Recorded information –
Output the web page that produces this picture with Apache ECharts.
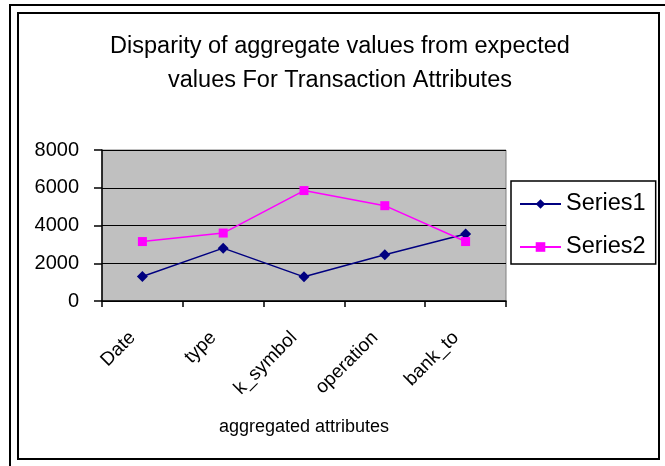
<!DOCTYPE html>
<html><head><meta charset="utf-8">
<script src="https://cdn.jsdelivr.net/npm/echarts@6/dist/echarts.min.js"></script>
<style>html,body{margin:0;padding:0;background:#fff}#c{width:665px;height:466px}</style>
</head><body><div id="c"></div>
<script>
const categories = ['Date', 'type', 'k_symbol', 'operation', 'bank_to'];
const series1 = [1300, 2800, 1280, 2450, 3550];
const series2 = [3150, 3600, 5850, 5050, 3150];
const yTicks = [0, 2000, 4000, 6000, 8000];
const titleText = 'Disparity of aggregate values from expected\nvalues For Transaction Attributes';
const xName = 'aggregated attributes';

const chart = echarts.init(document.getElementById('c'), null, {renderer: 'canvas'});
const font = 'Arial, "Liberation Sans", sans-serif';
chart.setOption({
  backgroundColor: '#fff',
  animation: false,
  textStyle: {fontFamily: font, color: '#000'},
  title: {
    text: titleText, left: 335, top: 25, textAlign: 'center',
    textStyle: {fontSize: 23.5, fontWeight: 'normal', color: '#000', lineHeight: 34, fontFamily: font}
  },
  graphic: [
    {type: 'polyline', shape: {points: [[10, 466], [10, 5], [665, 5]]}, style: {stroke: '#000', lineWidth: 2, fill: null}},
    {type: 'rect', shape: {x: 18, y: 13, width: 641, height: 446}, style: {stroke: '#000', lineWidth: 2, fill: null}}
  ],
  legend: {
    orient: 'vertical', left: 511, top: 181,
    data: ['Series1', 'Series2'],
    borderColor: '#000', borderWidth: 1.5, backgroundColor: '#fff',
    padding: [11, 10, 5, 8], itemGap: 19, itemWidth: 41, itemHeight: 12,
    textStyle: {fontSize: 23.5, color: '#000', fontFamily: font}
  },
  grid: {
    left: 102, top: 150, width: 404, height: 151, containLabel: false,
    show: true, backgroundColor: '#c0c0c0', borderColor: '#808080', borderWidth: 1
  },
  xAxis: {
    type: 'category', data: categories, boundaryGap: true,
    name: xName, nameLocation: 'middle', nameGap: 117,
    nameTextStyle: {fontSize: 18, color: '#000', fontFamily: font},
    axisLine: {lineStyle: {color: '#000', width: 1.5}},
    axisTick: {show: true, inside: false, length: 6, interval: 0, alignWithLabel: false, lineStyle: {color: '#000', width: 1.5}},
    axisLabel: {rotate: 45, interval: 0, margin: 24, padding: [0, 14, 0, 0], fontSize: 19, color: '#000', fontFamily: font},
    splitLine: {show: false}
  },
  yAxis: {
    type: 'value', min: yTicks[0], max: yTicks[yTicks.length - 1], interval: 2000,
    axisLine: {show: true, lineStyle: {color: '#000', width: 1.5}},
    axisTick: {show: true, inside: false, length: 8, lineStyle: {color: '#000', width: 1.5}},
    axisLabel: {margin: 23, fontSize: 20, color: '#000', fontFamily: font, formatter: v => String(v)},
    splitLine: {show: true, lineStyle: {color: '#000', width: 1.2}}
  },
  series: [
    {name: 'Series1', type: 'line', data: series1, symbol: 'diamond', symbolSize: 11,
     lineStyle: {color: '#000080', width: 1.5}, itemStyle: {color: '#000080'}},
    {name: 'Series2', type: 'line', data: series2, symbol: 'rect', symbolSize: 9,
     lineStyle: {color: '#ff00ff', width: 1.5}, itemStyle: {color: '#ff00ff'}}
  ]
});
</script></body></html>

Work required – Your task is to restate word for word the lines from the top of the data to the line containing "const xName = 'aggregated attributes';", both ends included, with every picture left out.

Output for this exercise –
Output the web page that produces this picture with Apache ECharts.
<!DOCTYPE html>
<html><head><meta charset="utf-8">
<script src="https://cdn.jsdelivr.net/npm/echarts@6/dist/echarts.min.js"></script>
<style>html,body{margin:0;padding:0;background:#fff}#c{width:665px;height:466px}</style>
</head><body><div id="c"></div>
<script>
const categories = ['Date', 'type', 'k_symbol', 'operation', 'bank_to'];
const series1 = [1300, 2800, 1280, 2450, 3550];
const series2 = [3150, 3600, 5850, 5050, 3150];
const yTicks = [0, 2000, 4000, 6000, 8000];
const titleText = 'Disparity of aggregate values from expected\nvalues For Transaction Attributes';
const xName = 'aggregated attributes';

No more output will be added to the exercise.